Part of the ritual is that just before the pilot gets flung off the deck, he is given and returns a smart salute from the deck boss. It's the ultimate sign of respect.
I'm on the way to Vancouver (from Seattle) on a small puddle jumper. We go down the ramp to the plane and have to stop while another small plane is getting ready to leave.
As the plane was just rolling away, the young women marshalling the plane gave the little United Airlines plane a very smart salute. I looked up into the plane to see the pilot (co-pilot, actually) return it with the same snappy respect.
IAs I watched this exchange of less then 30 seconds, I wondered about what you would do if you 'saluted' your customer. A smart, snappy salute.
Would they return the gesture of the single finger type? Laugh? Roll thy eyes?
Or would they feel/sense the respect and return some respect your way?
Mutual respect, not a bad thing to think about.







good point
Posted by: Daniel Nerezov | November 02, 2005 at 02:36
Over ten years ago I worked in the IT department of a large national retailer headquartered in Fort Worth, Texas. There were many cultural problems in that department.
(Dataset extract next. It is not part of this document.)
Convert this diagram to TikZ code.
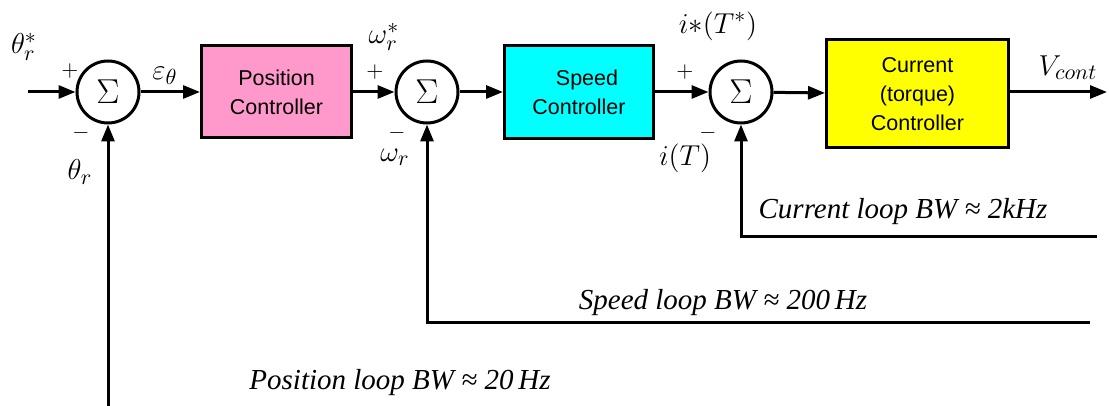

Perhaps it was all summarized in the semi-official "company salute", an exagerrated shrug.
I think I prefer the snappy salute!
Posted by: Walter Lounsbery | November 02, 2005 at 09:46
Walter,
Could be worse... I was at a company where they had this measureable benchmark of what I can only describe as "personal gratitude". If an outside party came in,they would ask what was the most memorable and if they said something other than, "The staff here is remarkably friendly" we would be asked what went wrong.
Meetings were ended by thank you's extended to every person present, by every person present.. 15 thank you's for a 15 minute meeting.
Fun times.
Posted by: J. Shirley | November 02, 2005 at 15:18
The concept of treating customers with respect is one that is prevalent in any form of 'community management' - by ensuring your customers feel like they are being treated individually rather than just as part of the herd, your customers become happier.
And it works. In one extreme example (a moderated SMS text-to-screen service a few years back on UK satellite TV), when we took over the moderation duties we introduced 'real people' who interacted with the people using the service, and actually treated them like real people (as well as customers).
Given that the number of messages was actually quantifiable (every incoming message was a cellphone SMS, so everything was tracked), we could do some statistical analysis on the number of messages.
Before: 1,000 incoming messages per week.
After (6 weeks of treating customers with respect): 14,000 messages per week.
If you treat your customers with respect, they will come back - even if they can get the same service cheaper elsewhere.